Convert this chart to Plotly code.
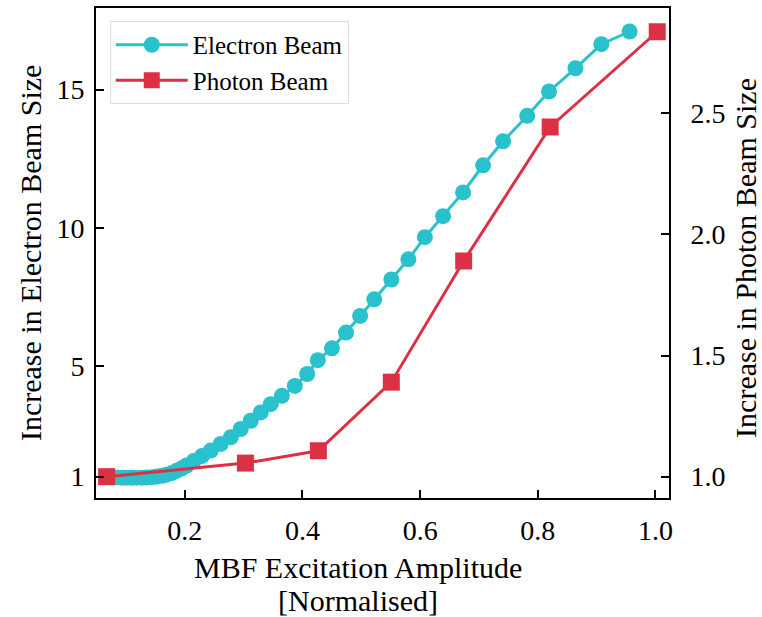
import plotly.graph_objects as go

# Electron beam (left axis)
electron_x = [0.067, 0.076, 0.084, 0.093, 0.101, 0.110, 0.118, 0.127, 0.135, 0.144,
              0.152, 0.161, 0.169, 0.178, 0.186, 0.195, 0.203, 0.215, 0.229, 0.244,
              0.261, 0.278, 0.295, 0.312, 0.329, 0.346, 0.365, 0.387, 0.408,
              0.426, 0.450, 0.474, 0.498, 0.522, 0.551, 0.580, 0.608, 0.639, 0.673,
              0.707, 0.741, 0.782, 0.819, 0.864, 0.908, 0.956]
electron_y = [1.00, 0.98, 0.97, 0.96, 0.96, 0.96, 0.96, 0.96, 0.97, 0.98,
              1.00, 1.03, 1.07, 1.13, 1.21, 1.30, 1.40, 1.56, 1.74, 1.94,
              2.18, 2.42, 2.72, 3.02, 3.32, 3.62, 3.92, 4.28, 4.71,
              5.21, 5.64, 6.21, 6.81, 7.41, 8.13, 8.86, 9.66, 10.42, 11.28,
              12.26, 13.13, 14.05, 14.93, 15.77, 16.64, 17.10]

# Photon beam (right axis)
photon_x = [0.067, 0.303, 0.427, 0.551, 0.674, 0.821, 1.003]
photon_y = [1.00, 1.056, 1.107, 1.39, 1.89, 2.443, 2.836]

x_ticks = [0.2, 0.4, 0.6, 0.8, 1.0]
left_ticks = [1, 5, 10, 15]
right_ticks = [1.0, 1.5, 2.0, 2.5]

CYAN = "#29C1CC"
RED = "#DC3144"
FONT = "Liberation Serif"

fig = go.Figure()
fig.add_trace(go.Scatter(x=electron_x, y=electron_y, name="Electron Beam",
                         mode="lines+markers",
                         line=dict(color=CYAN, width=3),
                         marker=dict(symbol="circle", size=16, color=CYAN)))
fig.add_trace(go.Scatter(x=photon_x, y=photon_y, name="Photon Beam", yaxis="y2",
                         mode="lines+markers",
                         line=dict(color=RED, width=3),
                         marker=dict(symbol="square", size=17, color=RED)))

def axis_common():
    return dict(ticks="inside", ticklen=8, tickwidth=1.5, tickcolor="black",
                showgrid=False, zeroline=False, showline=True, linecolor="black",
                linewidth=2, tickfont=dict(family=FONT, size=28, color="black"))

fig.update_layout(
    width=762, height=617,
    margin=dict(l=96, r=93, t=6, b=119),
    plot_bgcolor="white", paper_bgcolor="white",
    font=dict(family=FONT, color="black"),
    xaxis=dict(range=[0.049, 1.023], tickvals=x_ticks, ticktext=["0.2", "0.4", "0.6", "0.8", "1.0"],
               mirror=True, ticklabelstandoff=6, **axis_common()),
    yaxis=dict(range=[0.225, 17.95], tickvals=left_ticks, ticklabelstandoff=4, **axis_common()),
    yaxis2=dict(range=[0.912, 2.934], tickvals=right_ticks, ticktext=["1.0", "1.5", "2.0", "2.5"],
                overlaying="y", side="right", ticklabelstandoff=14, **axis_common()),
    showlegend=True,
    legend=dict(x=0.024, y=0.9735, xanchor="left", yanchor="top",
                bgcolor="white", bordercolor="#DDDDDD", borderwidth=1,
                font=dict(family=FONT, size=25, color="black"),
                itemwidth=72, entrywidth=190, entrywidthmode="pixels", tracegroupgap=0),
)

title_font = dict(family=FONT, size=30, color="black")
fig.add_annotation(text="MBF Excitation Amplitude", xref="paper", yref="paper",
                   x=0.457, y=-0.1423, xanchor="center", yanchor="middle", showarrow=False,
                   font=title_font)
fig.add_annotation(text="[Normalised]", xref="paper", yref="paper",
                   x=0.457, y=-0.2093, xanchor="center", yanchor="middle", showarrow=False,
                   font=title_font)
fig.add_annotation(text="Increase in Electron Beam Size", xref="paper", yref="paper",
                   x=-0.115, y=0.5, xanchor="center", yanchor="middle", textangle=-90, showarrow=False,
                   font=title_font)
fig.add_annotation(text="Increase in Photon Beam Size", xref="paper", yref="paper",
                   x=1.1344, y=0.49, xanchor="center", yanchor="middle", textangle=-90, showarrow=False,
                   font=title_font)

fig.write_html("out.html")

**********

§ **CHALLENGE**
Exactly reproduce the run of lines from the start of the listing through the line with "import plotly.graph_objects as go", inclusive; pictures are not copied.

§ **RESPONSE TO THE EXERCISE**
Convert this chart to Plotly code.
import plotly.graph_objects as go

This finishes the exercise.